Ms. :Penny-Lee Gilly:, with or without her colons, didn’t appear, but two people did by phone from Arizona: David Wynn Miller, a self described Judge of the Federal Postal Court, and Leighton Ward, the clerk of that court. According to Mr. Miller, the court was established by Benjamin Franklin on July 4, 1775 but was closed shortly thereafter because of the Revolutionary War. The court was “reopened” by Mr. Miller and a “colleague” on December 21, 2012, a date which the court wryly noted was “well known as the predicted end of the world according to the Mayan Calendar.”

The Federal Postal Court may lack a courthouse, but it makes up for it by having “transitory jurisdiction” with a “presence wherever the federal postal eagle symbol may be.” It is a very convenient approach that seemingly makes motions for change of venue obsolete.

Mr. Miller orally describes his name as “David hyphen Wynn full colon Miller” and claims that only nouns have legal meaning. His “sophisticated mathematical understanding of language ... proves that certain mortgage documents are fraudulent.” This, as you might suspect, comes in very handy in dealing with the mortgage crisis. In the hopes that I could explain his vision to you, I watched some of Mr.
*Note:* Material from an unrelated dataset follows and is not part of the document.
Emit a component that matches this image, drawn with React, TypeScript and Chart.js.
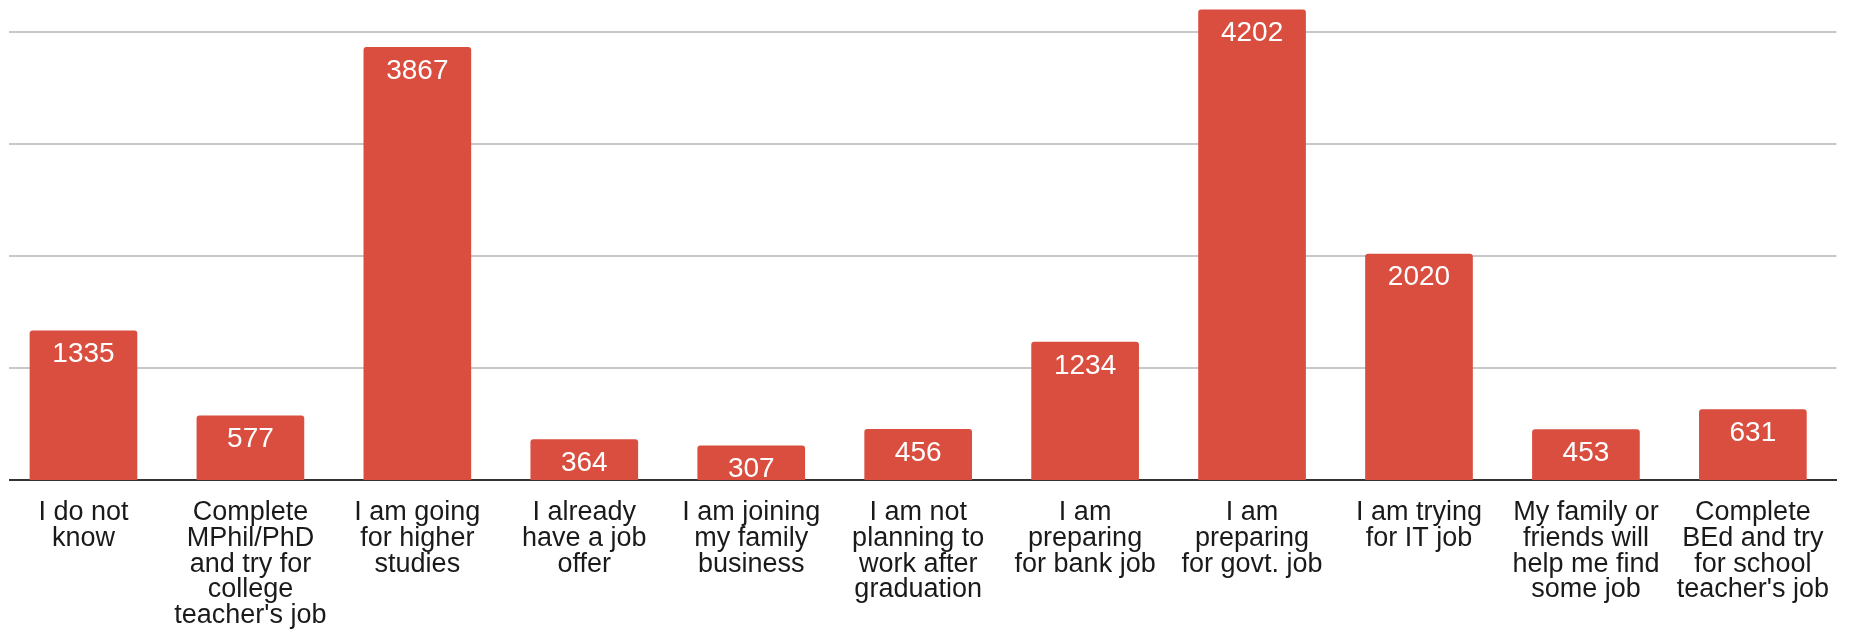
import React, { useEffect, useRef } from "react";
import { Chart, registerables } from "chart.js";

Chart.register(...registerables);

const categories: string[][] = [
  ["I do not", "know"],
  ["Complete", "MPhil/PhD", "and try for", "college", "teacher's job"],
  ["I am going", "for higher", "studies"],
  ["I already", "have a job", "offer"],
  ["I am joining", "my family", "business"],
  ["I am not", "planning to", "work after", "graduation"],
  ["I am", "preparing", "for bank job"],
  ["I am", "preparing", "for govt. job"],
  ["I am trying", "for IT job"],
  ["My family or", "friends will", "help me find", "some job"],
  ["Complete", "BEd and try", "for school", "teacher's job"],
];

const counts: number[] = [1335, 577, 3867, 364, 307, 456, 1234, 4202, 2020, 453, 631];

const gridValues: number[] = [1000, 2000, 3000, 4000];

const W = 1849;
const H = 633;
const FONT = "'Liberation Sans', Arial, sans-serif";

const valueLabels = {
  id: "valueLabels",
  afterDatasetsDraw(chart: any) {
    const { ctx } = chart;
    const meta = chart.getDatasetMeta(0);
    ctx.save();
    ctx.fillStyle = "#ffffff";
    ctx.font = `28px ${FONT}`;
    ctx.textAlign = "center";
    ctx.textBaseline = "middle";
    meta.data.forEach((bar: any, i: number) => {
      ctx.fillText(String(counts[i]), bar.x, bar.y + 24);
    });
    ctx.restore();
  },
};

const gridAndMask = {
  id: "gridAndMask",
  beforeDatasetsDraw(chart: any) {
    const { ctx, chartArea, scales } = chart;
    ctx.save();
    ctx.strokeStyle = "#c8c8c8";
    ctx.lineWidth = 2;
    gridValues.forEach((v) => {
      const y = Math.round(scales.y.getPixelForValue(v));
      ctx.beginPath();
      ctx.moveTo(chartArea.left + 9, y);
      ctx.lineTo(chartArea.right, y);
      ctx.stroke();
    });
    ctx.fillStyle = "#ffffff";
    ctx.fillRect(chartArea.left, chartArea.bottom - 4, 9, 8);
    ctx.restore();
  },
};

export default function App() {
  const ref = useRef<HTMLCanvasElement | null>(null);
  useEffect(() => {
    if (!ref.current) return;
    const chart = new Chart(ref.current, {
      type: "bar",
      data: {
        labels: categories,
        datasets: [
          {
            data: counts,
            backgroundColor: "#D94E3F",
            borderRadius: { topLeft: 3, topRight: 3, bottomLeft: 0, bottomRight: 0 },
            borderSkipped: "bottom",
            categoryPercentage: 1,
            barPercentage: 0.645,
          },
        ],
      },
      options: {
        animation: false,
        responsive: false,
        layout: { padding: 0 },
        plugins: {
          legend: { display: false },
          tooltip: { enabled: false },
        },
        scales: {
          x: {
            grid: { display: false, drawTicks: false },
            border: { display: true, color: "#333333", width: 2 },
            ticks: {
              autoSkip: false,
              maxRotation: 0,
              minRotation: 0,
              color: "#1a1a1a",
              font: { family: FONT, size: 27, lineHeight: 0.95 },
              padding: 20,
            },
            afterFit(scale: any) {
              scale.height = H - 480;
            },
          },
          y: {
            min: 0,
            max: 4286,
            border: { display: false },
            grid: { display: false, drawTicks: false },
            ticks: { display: false },
            afterFit(scale: any) {
              scale.width = 0;
            },
          },
        },
      },
      plugins: [gridAndMask, valueLabels],
    });
    return () => chart.destroy();
  }, []);
  return (
    <div style={{ position: "absolute", left: 0, top: 0, width: W, height: H, background: "#fff" }}>
      <canvas ref={ref} width={W} height={H} style={{ width: W, height: H, display: "block" }} />
    </div>
  );
}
Miller on YouTube but I got stuck on the first hyphen colon.

In any event, the District Court made short shrift of this attempt to register the judgment, finding that the Federal Postal Court was not a court described in 28 U.S.C. § 1963 and therefore registration was not statutorily permitted and concluding that, “So far as I can tell, the ‘Federal Postal Court’ is a sham and no more than a product of a fertile imagination.” It ordered the registration stricken and that the Clerk should dismiss and close the matter.

The judge missed a golden opportunity. He should have signed off as Jeffery hyphen Alker full colon Meyer to make it official.